* _DATA EXCERPT_:
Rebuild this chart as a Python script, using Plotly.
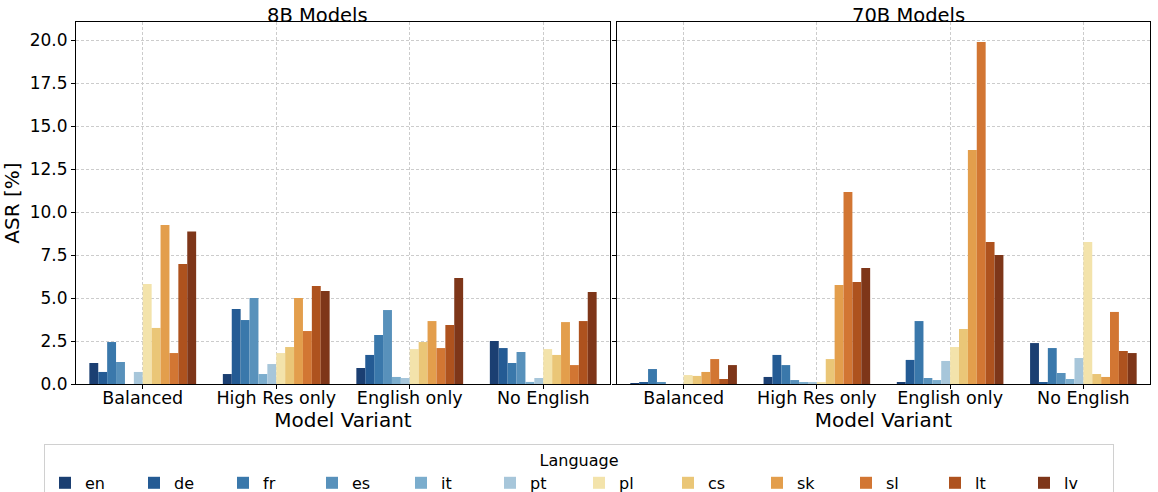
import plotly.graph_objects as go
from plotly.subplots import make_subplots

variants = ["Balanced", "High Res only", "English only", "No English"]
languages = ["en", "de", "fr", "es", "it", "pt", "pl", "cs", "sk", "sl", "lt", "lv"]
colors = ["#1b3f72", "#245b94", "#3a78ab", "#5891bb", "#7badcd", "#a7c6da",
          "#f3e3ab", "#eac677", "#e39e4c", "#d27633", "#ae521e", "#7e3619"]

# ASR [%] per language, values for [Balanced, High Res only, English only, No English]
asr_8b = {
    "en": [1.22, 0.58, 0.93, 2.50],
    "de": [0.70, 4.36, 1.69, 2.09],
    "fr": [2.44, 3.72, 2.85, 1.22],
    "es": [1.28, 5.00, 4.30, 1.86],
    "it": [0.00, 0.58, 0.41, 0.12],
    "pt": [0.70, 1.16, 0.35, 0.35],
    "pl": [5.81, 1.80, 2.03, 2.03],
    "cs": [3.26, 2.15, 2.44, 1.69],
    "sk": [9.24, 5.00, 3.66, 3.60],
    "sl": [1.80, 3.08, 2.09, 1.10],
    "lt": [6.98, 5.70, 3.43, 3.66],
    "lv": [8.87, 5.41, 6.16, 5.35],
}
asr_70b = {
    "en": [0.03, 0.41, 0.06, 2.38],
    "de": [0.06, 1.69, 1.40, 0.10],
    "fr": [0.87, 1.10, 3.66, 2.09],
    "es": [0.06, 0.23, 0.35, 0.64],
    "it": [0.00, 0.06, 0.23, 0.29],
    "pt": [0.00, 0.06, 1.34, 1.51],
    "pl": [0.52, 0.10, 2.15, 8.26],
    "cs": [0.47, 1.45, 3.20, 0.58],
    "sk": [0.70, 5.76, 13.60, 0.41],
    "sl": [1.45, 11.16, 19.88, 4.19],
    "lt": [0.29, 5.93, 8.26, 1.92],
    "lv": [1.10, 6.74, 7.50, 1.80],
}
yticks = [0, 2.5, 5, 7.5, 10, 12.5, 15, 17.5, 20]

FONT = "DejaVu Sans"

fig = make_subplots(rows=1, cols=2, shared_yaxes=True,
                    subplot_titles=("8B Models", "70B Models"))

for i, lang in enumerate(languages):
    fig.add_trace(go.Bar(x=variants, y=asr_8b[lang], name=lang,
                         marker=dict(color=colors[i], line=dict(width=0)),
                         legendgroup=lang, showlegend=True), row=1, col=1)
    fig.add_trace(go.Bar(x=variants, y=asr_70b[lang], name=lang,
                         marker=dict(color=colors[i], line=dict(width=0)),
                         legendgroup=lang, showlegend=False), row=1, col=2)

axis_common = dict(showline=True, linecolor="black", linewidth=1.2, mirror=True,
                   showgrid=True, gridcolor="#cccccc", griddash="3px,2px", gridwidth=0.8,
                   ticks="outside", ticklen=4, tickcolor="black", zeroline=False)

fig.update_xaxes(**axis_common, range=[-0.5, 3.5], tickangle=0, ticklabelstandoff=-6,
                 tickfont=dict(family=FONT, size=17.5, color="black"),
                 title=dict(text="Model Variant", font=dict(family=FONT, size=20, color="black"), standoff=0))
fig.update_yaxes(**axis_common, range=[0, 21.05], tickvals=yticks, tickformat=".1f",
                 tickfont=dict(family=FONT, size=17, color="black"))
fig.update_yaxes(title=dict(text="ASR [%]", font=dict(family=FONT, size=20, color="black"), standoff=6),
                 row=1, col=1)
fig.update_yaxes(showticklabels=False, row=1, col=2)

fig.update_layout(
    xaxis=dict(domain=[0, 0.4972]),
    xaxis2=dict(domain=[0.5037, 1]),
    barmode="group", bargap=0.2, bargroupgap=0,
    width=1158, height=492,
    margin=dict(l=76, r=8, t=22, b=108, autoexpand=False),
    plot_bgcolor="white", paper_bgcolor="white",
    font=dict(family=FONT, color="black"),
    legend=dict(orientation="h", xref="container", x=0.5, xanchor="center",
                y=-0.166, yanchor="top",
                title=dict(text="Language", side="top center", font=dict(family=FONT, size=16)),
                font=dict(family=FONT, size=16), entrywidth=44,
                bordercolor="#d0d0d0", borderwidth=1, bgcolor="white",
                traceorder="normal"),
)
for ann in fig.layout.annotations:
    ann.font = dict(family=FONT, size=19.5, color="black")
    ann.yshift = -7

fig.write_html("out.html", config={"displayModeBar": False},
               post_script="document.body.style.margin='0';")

* _EXERCISE OBJECTIVE_: Return each line of the data, keeping its wording exact and omitting pictures.

* _WRITTEN SOLUTION_:
Rebuild this chart as a Python script, using Plotly.
import plotly.graph_objects as go
from plotly.subplots import make_subplots

variants = ["Balanced", "High Res only", "English only", "No English"]
languages = ["en", "de", "fr", "es", "it", "pt", "pl", "cs", "sk", "sl", "lt", "lv"]
colors = ["#1b3f72", "#245b94", "#3a78ab", "#5891bb", "#7badcd", "#a7c6da",
          "#f3e3ab", "#eac677", "#e39e4c", "#d27633", "#ae521e", "#7e3619"]

# ASR [%] per language, values for [Balanced, High Res only, English only, No English]
asr_8b = {
    "en": [1.22, 0.58, 0.93, 2.50],
    "de": [0.70, 4.36, 1.69, 2.09],
    "fr": [2.44, 3.72, 2.85, 1.22],
    "es": [1.28, 5.00, 4.30, 1.86],
    "it": [0.00, 0.58, 0.41, 0.12],
    "pt": [0.70, 1.16, 0.35, 0.35],
    "pl": [5.81, 1.80, 2.03, 2.03],
    "cs": [3.26, 2.15, 2.44, 1.69],
    "sk": [9.24, 5.00, 3.66, 3.60],
    "sl": [1.80, 3.08, 2.09, 1.10],
    "lt": [6.98, 5.70, 3.43, 3.66],
    "lv": [8.87, 5.41, 6.16, 5.35],
}
asr_70b = {
    "en": [0.03, 0.41, 0.06, 2.38],
    "de": [0.06, 1.69, 1.40, 0.10],
    "fr": [0.87, 1.10, 3.66, 2.09],
    "es": [0.06, 0.23, 0.35, 0.64],
    "it": [0.00, 0.06, 0.23, 0.29],
    "pt": [0.00, 0.06, 1.34, 1.51],
    "pl": [0.52, 0.10, 2.15, 8.26],
    "cs": [0.47, 1.45, 3.20, 0.58],
    "sk": [0.70, 5.76, 13.60, 0.41],
    "sl": [1.45, 11.16, 19.88, 4.19],
    "lt": [0.29, 5.93, 8.26, 1.92],
    "lv": [1.10, 6.74, 7.50, 1.80],
}
yticks = [0, 2.5, 5, 7.5, 10, 12.5, 15, 17.5, 20]

FONT = "DejaVu Sans"

fig = make_subplots(rows=1, cols=2, shared_yaxes=True,
                    subplot_titles=("8B Models", "70B Models"))

for i, lang in enumerate(languages):
    fig.add_trace(go.Bar(x=variants, y=asr_8b[lang], name=lang,
                         marker=dict(color=colors[i], line=dict(width=0)),
                         legendgroup=lang, showlegend=True), row=1, col=1)
    fig.add_trace(go.Bar(x=variants, y=asr_70b[lang], name=lang,
                         marker=dict(color=colors[i], line=dict(width=0)),
                         legendgroup=lang, showlegend=False), row=1, col=2)

axis_common = dict(showline=True, linecolor="black", linewidth=1.2, mirror=True,
                   showgrid=True, gridcolor="#cccccc", griddash="3px,2px", gridwidth=0.8,
                   ticks="outside", ticklen=4, tickcolor="black", zeroline=False)

fig.update_xaxes(**axis_common, range=[-0.5, 3.5], tickangle=0, ticklabelstandoff=-6,
                 tickfont=dict(family=FONT, size=17.5, color="black"),
                 title=dict(text="Model Variant", font=dict(family=FONT, size=20, color="black"), standoff=0))
fig.update_yaxes(**axis_common, range=[0, 21.05], tickvals=yticks, tickformat=".1f",
                 tickfont=dict(family=FONT, size=17, color="black"))
fig.update_yaxes(title=dict(text="ASR [%]", font=dict(family=FONT, size=20, color="black"), standoff=6),
                 row=1, col=1)
fig.update_yaxes(showticklabels=False, row=1, col=2)

fig.update_layout(
    xaxis=dict(domain=[0, 0.4972]),
    xaxis2=dict(domain=[0.5037, 1]),
    barmode="group", bargap=0.2, bargroupgap=0,
    width=1158, height=492,
    margin=dict(l=76, r=8, t=22, b=108, autoexpand=False),
    plot_bgcolor="white", paper_bgcolor="white",
    font=dict(family=FONT, color="black"),
    legend=dict(orientation="h", xref="container", x=0.5, xanchor="center",
                y=-0.166, yanchor="top",
                title=dict(text="Language", side="top center", font=dict(family=FONT, size=16)),
                font=dict(family=FONT, size=16), entrywidth=44,
                bordercolor="#d0d0d0", borderwidth=1, bgcolor="white",
                traceorder="normal"),
)
for ann in fig.layout.annotations:
    ann.font = dict(family=FONT, size=19.5, color="black")
    ann.yshift = -7

fig.write_html("out.html", config={"displayModeBar": False},
               post_script="document.body.style.margin='0';")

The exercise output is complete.